Tersinden, “Onurlu ahlaklı kadın çıplak aramaya uğradıysa bunu söylemek için bir yıl beklemez”, “Başörtüsü ve çıplak kelimesini yan yana getirerek inançlarımıza derinlemesine zarar vermek istiyorlar”, “Bu insanlar talimatla bebek sahibi oluyorlar” sözlerinin sahibi olan Özlem Zengin gibi bir figürden veya Abdullah Çatlı ile aynı masada yemek yiyecek derecede yakın olan, Mehmet Ağar’ın selefi olarak Çiller’in İçişleri Bakanlığı’nı yapan, AKP’nin kurucuları arasında yer alan, 15 Şubat 1997’deki Şeriata Karşı Kadın Yürüyüşü’nde atılan “kahrolsun şeriat!” sloganından büyük üzüntü duyduğunu belirterek “İnancıma göre şeriat, İslam demektir. O geceyi hayatımdan silmek isterim. Anlatılamayacak bir acı hissettim” sözlerinin sahibi Meral Akşener’den veya ENSAR Vakfı’ndaki çocuk istismarı ile ilgili “bir kereden bir şey olmaz” diyen Bakan hakkında verilen gensoru oylamasının Bakan “lehine” sonuçlanmasında kutlama kuyruğuna giren AKP’li kadın vekillerle “kız kardeşlik” bu kapsamın dar kalıplarının ötesinde karanlıktan başka hiçbir şey sunmaz. Ya da Rusya’ya yönelik sert yaptırımlar için Avrupalı müttefikleri ve ABD’nin yanında durmaya hazır olduklarını belirten ve ülkesini NATO üyeliğine bizzat taşıyan Finlandiya Başbakanı’ndan kız kardeş çıkararak “siyasette kadın figürü” olarak alkışlamak da farklı bir yere tekabül etmez.
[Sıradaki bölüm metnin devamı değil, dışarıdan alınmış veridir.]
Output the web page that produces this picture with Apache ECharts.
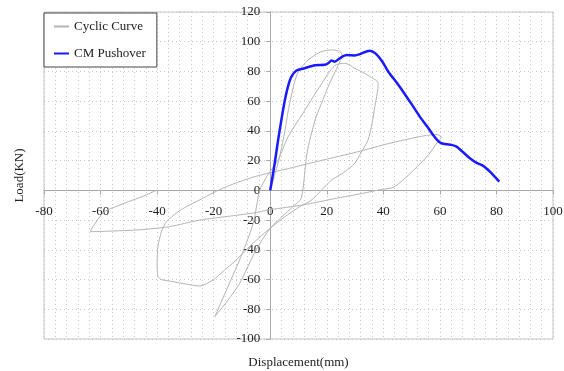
<!DOCTYPE html>
<html>
<head>
<meta charset="utf-8">
<script src="https://cdn.jsdelivr.net/npm/echarts@6/dist/echarts.min.js"></script>
<style>
  html, body { margin: 0; padding: 0; background: #fff; }
  #chart { width: 564px; height: 371px; }
</style>
</head>
<body>
<div id="chart"></div>
<script>
// Cyclic (hysteresis) test curve: displacement (mm) and load (kN), in loading order
const cyclicDisp = [
  0, 3, 5, 6.5, 8.5, 10, 13.4, 18, 22.2, 24.6, 25.4,
  24, 21, 18, 15.8, 13, 11, 8, 4, 0, -5, -10.8, -15, -19.6,
  -15, -10, -6, -3.7, -1, 2.8, 6.3, 11.6, 17.5, 22.8, 26.4, 30, 34, 38.2,
  37.8, 37, 36, 34.6, 32, 29.9, 26, 21.7, 14.6, 10.4, 5, 0, -6.1, -12, -17, -20.2,
  -25, -30, -34.4, -38.5, -39.7, -40, -39.7, -38.5, -36.7, -33, -29.7, -25, -20, -15.5,
  -5.5, 6.9, 20, 30, 42.3, 50, 55.3, 59, 60.5,
  59, 56, 52, 47, 43.5, 39, 35.2, 30, 23.4, 11.6, 0, -6.2, -15, -25, -35.6, -46, -58, -63.6,
  -62.7, -58.6, -54, -50, -45, -40.3
];
const cyclicLoad = [
  0, 20, 38, 55, 72, 80, 87.7, 93.3, 94.5, 93.5, 91,
  84, 72, 58, 47, 25, -5, -11, -18, -25.5, -40, -62.5, -74, -85,
  -65, -43, -22, 0, 10, 20.5, 36, 52, 69.8, 84, 85.5, 82, 78, 72,
  65, 56.3, 45, 33.9, 25, 18.2, 12, 7, -6.5, -11, -18, -25.5, -35.6, -46.8, -55, -60.3,
  -64.3, -63, -61.4, -60, -58, -48, -37.9, -28, -21, -15, -11, -6.5, -1.5, 2.5,
  9.2, 14.9, 21, 25.5, 31.7, 35, 37, 37.5, 36,
  32, 24, 16, 7, 2, 0.5, -1, -3, -5.3, -9.8, -13, -15.3, -17.5, -20, -24.4, -26.5, -27.5, -27.8,
  -24.4, -14.3, -10.5, -7.5, -4, 0
];

// CM pushover envelope
const pushDisp = [
  0, 1.4, 2.8, 4, 5.1, 6.3, 7.5, 9.3, 12.2, 15.8, 19.3, 20.5, 21.7, 22.8, 24.6, 27, 29.9,
  31.5, 35.2, 37.3, 39.5, 41.7, 44.5, 47, 50, 52.9, 55.5, 57.6, 59.5, 60.6, 62.5, 64.1,
  65.9, 68, 70.6, 73, 75.3, 77.7, 79.5, 81
];
const pushLoad = [
  0, 16, 34, 48, 60, 70, 76.5, 80.6, 82.2, 84.2, 84.5, 85.5, 87.3, 86.6, 88.9, 91, 90.8,
  91.5, 94, 92, 87, 80, 73, 66.4, 58, 49.6, 43, 37.3, 33, 31.7, 31, 30.6,
  29.4, 26, 21.6, 18.5, 16.5, 12.6, 9, 5.9
];

// Axis ranges and tick steps
const xRange = { min: -80, max: 100, step: 20 };
const yRange = { min: -100, max: 120, step: 20 };

const seriesNames = ['Cyclic Curve', 'CM Pushover'];

const zip = (xs, ys) => xs.map((x, i) => [x, ys[i]]);

const serif = '"Liberation Serif", "Times New Roman", serif';
const dotted = { color: '#c8c8c8', type: [1, 3], width: 1 };

const el = document.getElementById('chart');
const chart = echarts.init(el, null, { renderer: 'canvas' });

// Plot rectangle; the two axes (with their labels) cross at the origin,
// so each axis is shifted from its grid edge to the zero position of the other scale.
const gridRect = { left: 44, right: 11, top: 12, bottom: 32 };
const plotW = el.clientWidth - gridRect.left - gridRect.right;
const plotH = el.clientHeight - gridRect.top - gridRect.bottom;
const xAxisShift = -plotH * (0 - yRange.min) / (yRange.max - yRange.min);
const yAxisShift = -plotW * (0 - xRange.min) / (xRange.max - xRange.min);

chart.setOption({
  animation: false,
  backgroundColor: '#fff',
  textStyle: { fontFamily: serif, color: '#222' },
  grid: {
    left: gridRect.left, right: gridRect.right, top: gridRect.top, bottom: gridRect.bottom,
    containLabel: false,
    outerBoundsMode: 'none',
    show: true, borderColor: '#c4c4c4', borderWidth: 1
  },
  legend: {
    data: seriesNames,
    orient: 'vertical',
    left: 44, top: 13,
    padding: [7, 11, 7, 9],
    itemGap: 14,
    itemWidth: 15, itemHeight: 14,
    backgroundColor: '#fff',
    borderColor: '#444', borderWidth: 1,
    itemStyle: { opacity: 0 },
    textStyle: { fontFamily: serif, fontSize: 13, color: '#222' }
  },
  xAxis: {
    type: 'value',
    position: 'bottom',
    offset: xAxisShift,
    min: xRange.min, max: xRange.max, interval: xRange.step,
    name: 'Displacement(mm)',
    nameLocation: 'middle', nameGap: 166,
    nameTextStyle: { fontFamily: serif, fontSize: 13, color: '#222' },
    axisLine: { onZero: false, lineStyle: { color: '#a8a8a8', width: 1 } },
    axisTick: { show: true, length: 4, inside: false, lineStyle: { color: '#a8a8a8' } },
    axisLabel: { fontFamily: serif, fontSize: 13, color: '#222', margin: 15 },
    splitLine: { show: true, lineStyle: dotted },
    minorTick: { show: false, splitNumber: 5 },
    minorSplitLine: { show: true, lineStyle: dotted }
  },
  yAxis: {
    type: 'value',
    position: 'left',
    offset: yAxisShift,
    min: yRange.min, max: yRange.max, interval: yRange.step,
    name: 'Load(KN)',
    nameLocation: 'middle', nameGap: 244,
    nameTextStyle: { fontFamily: serif, fontSize: 13, color: '#222' },
    axisLine: { onZero: false, lineStyle: { color: '#a8a8a8', width: 1 } },
    axisTick: { show: true, length: 4, inside: false, lineStyle: { color: '#a8a8a8' } },
    axisLabel: { fontFamily: serif, fontSize: 13, color: '#222', margin: 10 },
    splitLine: { show: true, lineStyle: dotted }
  },
  series: [
    {
      name: seriesNames[0],
      type: 'line',
      data: zip(cyclicDisp, cyclicLoad),
      symbol: 'none',
      smooth: 0.25,
      lineStyle: { color: '#b4b4b4', width: 1 },
      itemStyle: { color: '#b4b4b4' },
      z: 2
    },
    {
      name: seriesNames[1],
      type: 'line',
      data: zip(pushDisp, pushLoad),
      symbol: 'none',
      smooth: 0.25,
      lineStyle: { color: '#1a1aff', width: 2.5 },
      itemStyle: { color: '#1a1aff' },
      z: 3
    }
  ]
});
</script>
</body>
</html>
Tehditlere pabuç bırakmayacaksak, karanlıkta iş gören ve oradan beslenenlerle, gericiliği bir toplumsal değer olarak görerek, laikliğe küfredenlerle, bilim düşmanlarıyla değil, insanlığın kurtuluşunun ancak bu karanlığın bir bütün olarak yıkılmasıyla gerçekleşeceğini bilenlerle, bu iradeyle ve bu iradenin de hiç kimseye teslim edilemeyecek kadar değerli olduğu bilinciyle yol alacağız. O yüzden bu iradeye küfür edenlerden kendi adımıza destek beklemiyoruz. Bu karanlığa tehdit oluşturan niceleri gibi Zülal Kalkandelen de, Esin Davutoğlu Şenol da bizimdir! Taraflar bellidir! Sahip çıkan da bellidir, çıkmayan da!